He Hasn't Won Yet

I was asked the other night: "Why is Hillary still in this thing?" I responded, "Has Barack won the nomination? Because if he has, why is he still campaigning?" Seriously, if the nomination is so settled as many Obama supporters like to claim, he's free to just go home to Chicago. No one's stopping him. Yet it's Hillary Clinton who is the object of the ire of Obama supporters who seem to honestly believe that Hillary Clinton's winning the nomination would be tantamount to her robbing him of something he hasn't won yet. What a joke.

Democratic strategist Ari Melbers's appearance on MSNBC Sunday during an hour long Obama love-fest hosted by David Schuster was particularly dishonest about the situation:

"Senator Clinton is highly unlikely to make up the elected delegate metric, which is the key thing here, that's the count from the people who've actually voted in these states...Even if she does her best, she's going to be down in the Democratic count and there's really no way she can legitimately win the nomination at this point."

The central problem with this statement is the premise that superdelegates handing someone the nomination is inherently illegitimate when in truth, both Hillary Clinton and Barack Obama will need superdelegates to win the nomination. As you can see from DemConWatch's handy chart, there simply aren't enough pledged delegates left to put either of them over the top.

Now, of course, in the mind of Melber and all proponents of the Obama inevitability campaign, the pledged delegate count is king, which means that if superdelegates hand it to Obama it's OK, but if they hand it to Clinton it's not.
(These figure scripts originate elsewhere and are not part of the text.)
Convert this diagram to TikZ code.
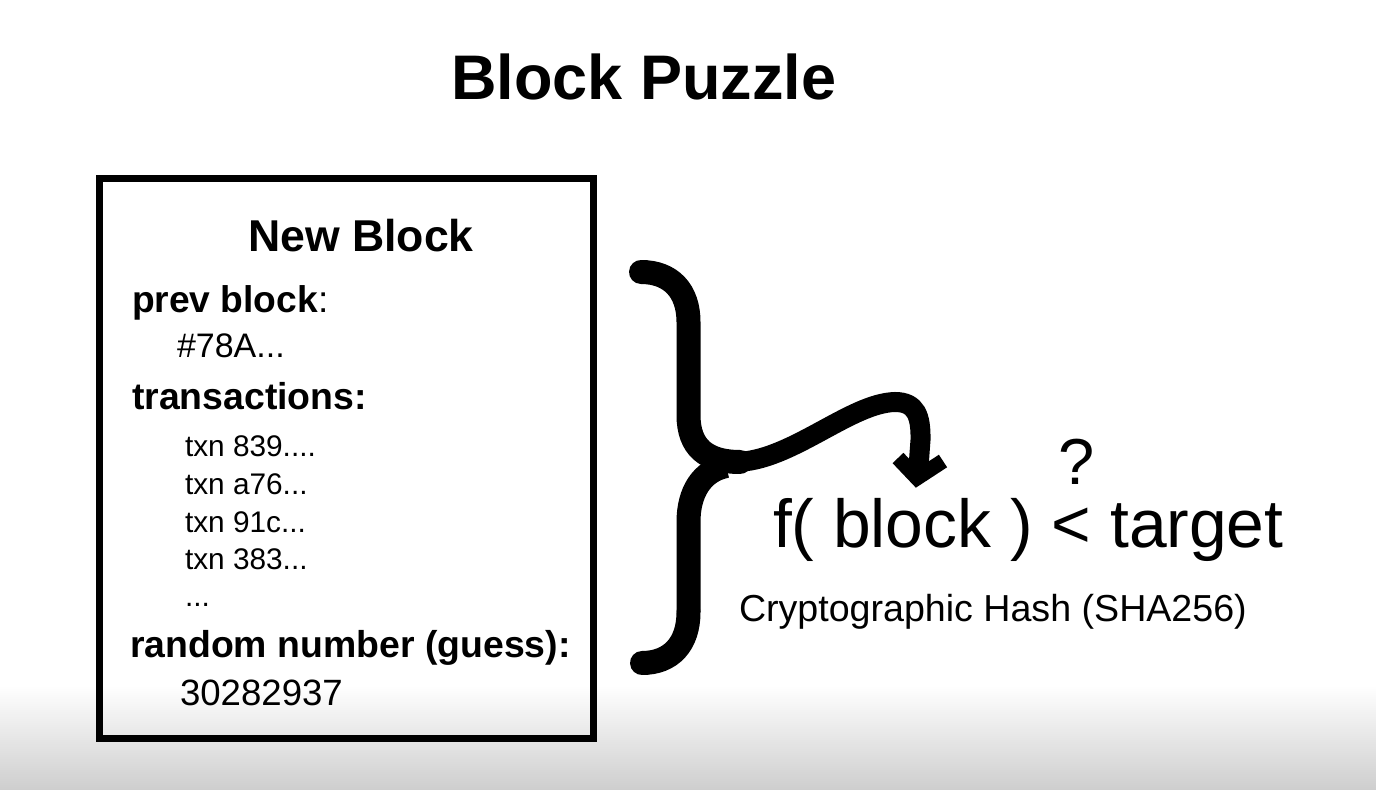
\documentclass[tikz,border=0pt]{standalone}
\usepackage{fontspec}
\setmainfont{Liberation Sans}
\newcommand\myfs[1]{\fontsize{#1}{#1}\selectfont}
\definecolor{bandgray}{RGB}{206,206,206}
\begin{document}
\begin{tikzpicture}[x=0.5pt,y=-0.5pt,
  lbl/.style={inner sep=0pt, outer sep=0pt, anchor=base west},
  clbl/.style={inner sep=0pt, outer sep=0pt, anchor=base},
  bracestroke/.style={line width=12pt, line cap=round, black},
  arrowstroke/.style={line width=10pt, line cap=butt, black},
  chevron/.style={line width=7.5pt, line cap=butt, line join=miter, black},
  blockbox/.style={line width=3.5pt, black}]
\useasboundingbox (0,0) rectangle (1376,790);
\fill[white] (0,0) rectangle (1376,790);
\shade[top color=white, bottom color=bandgray] (0,685) rectangle (1376,790);

% title
\node[clbl] (title) at (644,100) {\myfs{31.5}\bfseries Block Puzzle};

% block box
\draw[blockbox] (99.5,178.5) rectangle (593.5,738.5);
\node[clbl] (newblock) at (361,252) {\myfs{22.3}\bfseries New Block};
\node[lbl] (prev) at (132,313) {\myfs{18.6}\textbf{prev block}:};
\node[lbl] (prevhash) at (177,358) {\myfs{17}\#78A...};
\node[lbl] (trans) at (132,410) {\myfs{18.7}\bfseries transactions:};
\node[lbl] (t1) at (185,457) {\myfs{14.9}txn 839....};
\node[lbl] (t2) at (185,495) {\myfs{14.9}txn a76...};
\node[lbl] (t3) at (185,533) {\myfs{14.9}txn 91c...};
\node[lbl] (t4) at (185,570) {\myfs{14.9}txn 383...};
\node[lbl] (t5) at (185,607) {\myfs{14.9}...};
\node[lbl] (rand) at (130,657) {\myfs{18.7}\bfseries random number (guess):};
\node[lbl] (randval) at (180,705) {\myfs{18.3}30282937};

% brace
\draw[bracestroke] (641,272) .. controls (671,272) and (688.5,291) .. (688.5,322)
  -- (688.5,415) .. controls (688.5,447) and (706,462) .. (740,462);
\draw[bracestroke, line cap=butt] (726,466) .. controls (702,471) and (688.5,492) .. (688.5,522)
  -- (688.5,612);
\draw[bracestroke] (688.5,612) .. controls (688.5,644) and (671,663) .. (642,663);
% arrow
\draw[arrowstroke] (735,462) .. controls (790,462) and (850,403) .. (895,402)
  .. controls (916,402) and (921,416) .. (920.5,440) -- (918,474);
\draw[chevron] (898,458) -- (917,478) -- (943,461);

% formula
\node[lbl] (formula) at (773,548) {\myfs{33.9}f( block ) < target};
\node[clbl] (q) at (1077,485) {\myfs{32.5}?};
\node[lbl] (hash) at (739,622) {\myfs{18.8}Cryptographic Hash (SHA256)};
\end{tikzpicture}
\end{document}
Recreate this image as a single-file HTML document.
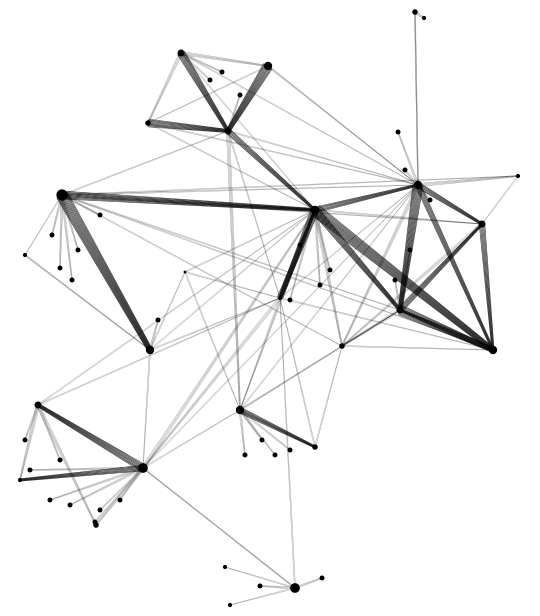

How convenient. The problem with this formulation though is that there's absolutely no basis or precedent for the presumption that the superdelegates are bound to the pledged delegate leader. As Howard Dean himself has said of the superdelegates:

Their role is to exercise their best judgment in the interests of the nation and of the Democratic Party. I am confident that they will carry out that duty responsibly and in accordance with the highest values of our democracy and our Party.

Josh Marshall has more on the history of superdelegates that splashes a bucket of cold water on the notion that superdelegates must take their cue from the pledged delegate count. In fact, like it or not, they were created with the express purpose of keeping this count in check.

Obama supporters say that the superdelegates as a group should not overturn the verdict of the primary and caucus election process while Clinton supporters say that it's precisely the point of the super delegates to make their own considered judgment about who the party's nominee should be regardless of the finally tally of pledged delegates. The second accurately portrays why the superdelegates were created.

In fact, even this description puts too gentle a gloss on it.

But quite to the contrary, now we have phase two of the Obama inevitability campaign wherein the very people who've been fear-mongering about superdelegates "overturning the will of the people" are now concern trolling about the negative consequences for the party if Hillary Clinton wins the nomination via superdelegate. How is that for a self-fulfilling prophecy, one borne of a dishonest and divisive meme spread by Obama supporters intended to annoint Obama as the nominee before he's even earned it. So much for an honest debate, eh? And what was that about unity? The fact is, people only believe Hillary winning the nomination is "stealing" because the very Obama supporters who are now wringing their hands about what it would mean for the party if Obama lost told them so.

But the reason this isn't as cut and dried as many Obama supporters like to claim is because of the pesky matter of Florida and Michigan. Really, how can anyone talk about Obama's pledged delegate lead as reflective of voter intent with a straight face without taking into account the intent of millions of voters in two huge states that just happen to be...wait for it...Clinton strongholds? Now people are correct, of course, to say that the rules going in were that those two states wouldn't count toward the nomination, but to pretend that a pledged delegate count that will include Guam and Puerto Rico but not Michigan and Florida is somehow reflective of the "will of the voters" is disingenuous at best. By any strict interpretation of the phrase, Hillary Clinton is the only one really advocating for the will of the voters to be taken into account, while the Obama campaign and its Obama inevitability campaigners around the country would prefer to conveniently ignore those millions of votes that were cast. In fact, if the Obama inevitability campaign had its way, Hillary would have dropped out before voters in Texas, Ohio, Pennsylvania, North Carolina and Indiana plus all states in between and beyond had voted. In other words, people voting is merely an inconvenience to them because it just delays an inevitable Obama nomination. The inconvenient truth is that the lead that Obama currently holds in both pledged delegates and popular vote depends entirely on not counting millions of votes cast and in the absence of a remedy for Michigan and Florida, anyone truly advocating for superdelegates to reflect the "will of the people" should be demanding that they take the true intent of voters in all 50 states and territories into account when deciding whom to support.